India’s education system, despite its size and scale, has long struggled with a bottleneck: a textbook-to-test pipeline that leaves little room for creativity, critical thinking, or adaptability. While policies like NEP 2020 promised a break from rote learning, most classrooms remain unchanged — students still memorizing, teachers still racing through syllabi, and parents still measuring success in grades.
Rahul’s journey into this problem wasn’t born in a conference room; it came from the ground. Growing up in Jamshedpur, he observed how even bright, capable students around him were boxed into an outdated framework. Later, while interacting with over 100,000 people as a life coach and entrepreneur, one theme echoed back again and again: students aren’t being prepared for life outside the exam hall.
Instead of simply critiquing, Rahul decided to build a bridge where the system left a gap. That bridge is Jubilant Minds.
But here’s what makes his approach different: rather than positioning the venture as another coaching alternative, Rahul calls it a “Life-readiness Lab.” The idea is not just to help students crack tests but to equip them with clarity, resilience, and vision — skills as essential as algebra or grammar.

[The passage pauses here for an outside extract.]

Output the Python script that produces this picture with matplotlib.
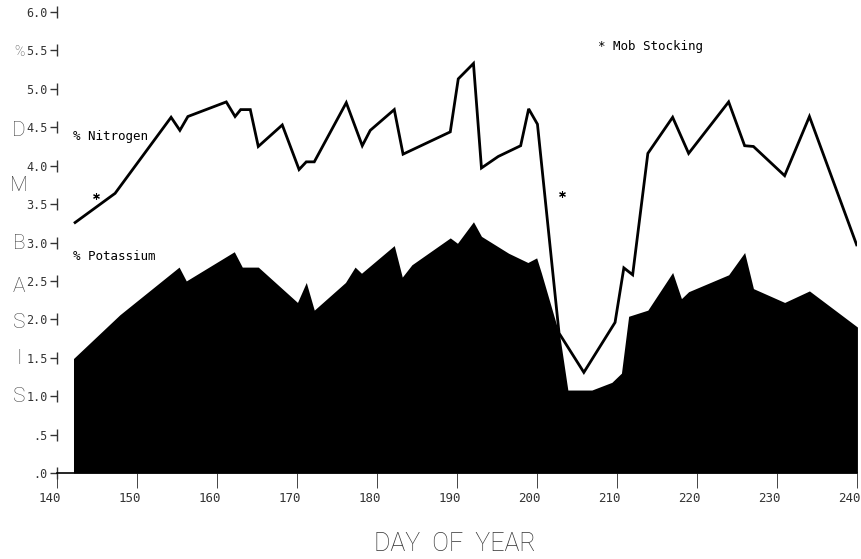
import matplotlib
matplotlib.use('Agg')
import matplotlib.pyplot as plt
import matplotlib.transforms as mtransforms

# Nitrogen and potassium content (% dry matter) by day of year
nitrogen_day = [142.2, 147.2, 154.2, 155.3, 156.3, 161.1, 162.2, 162.9, 164.1, 165.1,
                168.1, 170.2, 171.1, 172.1, 176.1, 178.1, 179.1, 182.1, 183.2, 189.1,
                190.1, 192.0, 193.0, 195.1, 197.9, 198.9, 200.0, 202.7, 205.8, 209.7,
                210.8, 211.9, 213.8, 216.9, 218.9, 223.9, 225.9, 227.0, 230.9, 234.0,
                239.9]
nitrogen_pct = [3.26, 3.64, 4.63, 4.46, 4.64, 4.83, 4.64, 4.73, 4.73, 4.25,
                4.53, 3.95, 4.05, 4.05, 4.82, 4.26, 4.46, 4.73, 4.15, 4.44,
                5.13, 5.33, 3.97, 4.12, 4.26, 4.74, 4.54, 1.82, 1.31, 1.96,
                2.67, 2.58, 4.16, 4.63, 4.16, 4.83, 4.26, 4.25, 3.87, 4.64,
                2.97]

potassium_day = [142.0, 147.8, 155.2, 156.1, 162.1, 163.1, 165.1, 170.0, 171.1, 172.1,
                 176.0, 177.2, 178.0, 182.1, 183.1, 184.3, 189.1, 190.0, 192.0, 193.0,
                 196.4, 198.8, 199.9, 200.5, 202.8, 203.8, 206.8, 209.3, 210.5, 211.4,
                 213.8, 216.9, 218.0, 218.9, 223.9, 225.9, 227.0, 230.9, 234.0, 240.0]
potassium_pct = [1.49, 2.06, 2.68, 2.50, 2.88, 2.68, 2.68, 2.22, 2.48, 2.12,
                 2.48, 2.68, 2.60, 2.96, 2.55, 2.71, 3.06, 2.99, 3.27, 3.08,
                 2.86, 2.74, 2.80, 2.60, 1.78, 1.08, 1.08, 1.18, 1.30, 2.04,
                 2.12, 2.61, 2.27, 2.36, 2.58, 2.87, 2.40, 2.22, 2.37, 1.90]

mob_day = [144.8, 203.1]
mob_pct = [3.60, 3.63]

x_ticks = list(range(140, 241, 10))
y_ticks = [0.0, 0.5, 1.0, 1.5, 2.0, 2.5, 3.0, 3.5, 4.0, 4.5, 5.0, 5.5, 6.0]
y_tick_labels = ['.0', '.5', '1.0', '1.5', '2.0', '2.5', '3.0', '3.5',
                 '4.0', '4.5', '5.0', '5.5', '6.0']

mono = 'DejaVu Sans Mono'
thin = ['Roboto', 'DejaVu Sans']

fig = plt.figure(figsize=(8.62, 5.59), dpi=100)
ax = fig.add_axes([0.0667, 0.1538, 0.928, 0.8247])
ax.set_xlim(140, 240)
ax.set_ylim(0, 6)

# potassium as a solid black area, nitrogen as a heavy line
ax.fill_between(potassium_day, potassium_pct, 0, color='black', linewidth=0)
ax.plot(nitrogen_day, nitrogen_pct, color='black', linewidth=2.0, solid_joinstyle='miter')
ax.scatter(mob_day, mob_pct, marker=(6, 2, 0), s=18, color='black', linewidths=0.8)

ax.text(142, 4.38, '% Nitrogen', family=mono, fontsize=9, va='center')
ax.text(142, 2.82, '% Potassium', family=mono, fontsize=9, va='center')
ax.text(207.6, 5.55, '* Mob Stocking', family=mono, fontsize=9, va='center')

for side in ['top', 'right', 'left']:
    ax.spines[side].set_visible(False)
ax.spines['bottom'].set_linewidth(1.2)

ax.set_xticks(x_ticks)
ax.set_yticks(y_ticks)
ax.set_yticklabels(y_tick_labels)
ax.tick_params(axis='x', direction='out', length=11, width=0.7, pad=3,
               color='#444444', labelsize=9, labelcolor='#333333')
ax.tick_params(axis='y', direction='out', length=5, width=1.0, pad=2,
               color='#333333', labelsize=8.5, labelcolor='#333333')
for lab in ax.get_xticklabels() + ax.get_yticklabels():
    lab.set_family(mono)

# plotter-style labels sit a little left of their ticks
shift = mtransforms.ScaledTranslation(-8 / 100, 0, fig.dpi_scale_trans)
for lab in ax.get_xticklabels():
    lab.set_transform(lab.get_transform() + shift)

# short vertical bars on each y tick in place of a continuous axis line
ax.plot([140] * len(y_ticks), y_ticks, linestyle='none', marker='|',
        markersize=9, markeredgewidth=1.0, color='#333333', clip_on=False)

fig.text(0.528, 0.027, 'DAY  OF  YEAR', family=thin, fontweight='light', fontsize=18,
         color='#333333', ha='center', va='center')

# vertical axis caption written one letter at a time
side_letters = ['%', 'D', 'M', 'B', 'A', 'S', 'I', 'S']
side_y_px = [52, 130, 185, 243, 286, 323, 359, 396]
for letter, ypx in zip(side_letters, side_y_px):
    fig.text(19 / 862, 1 - ypx / 559, letter, family=thin, fontweight='light',
             fontsize=10 if letter == '%' else 15, color='#444444',
             ha='center', va='center')

fig.savefig('out.png', dpi=100)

His model integrates five pillars — from concept clarity labs that simplify difficult subjects, to career compasses that guide students through future pathways, to parent and teacher toolkits that bring every stakeholder into alignment. But the essence lies beyond the modules. It lies in a mindset shift: moving education from “How much did you score?” to “How prepared are you for life?”
For Rahul, the challenge isn’t about lack of intelligence in students — it’s about lack of relevance in the system. And in building Jubilant Minds, he is betting on a simple truth: if India is to become a true knowledge powerhouse, its classrooms cannot remain locked in the past.
The story of Jubilant Minds is still in its early chapters. But if Rahul’s vision holds, the classrooms he is reimagining in Jamshedpur may well become blueprints for schools across the country.
"We don’t just want to produce toppers," he says, "we want to produce creators, leaders, and problem-solvers. Because that’s what the future demands."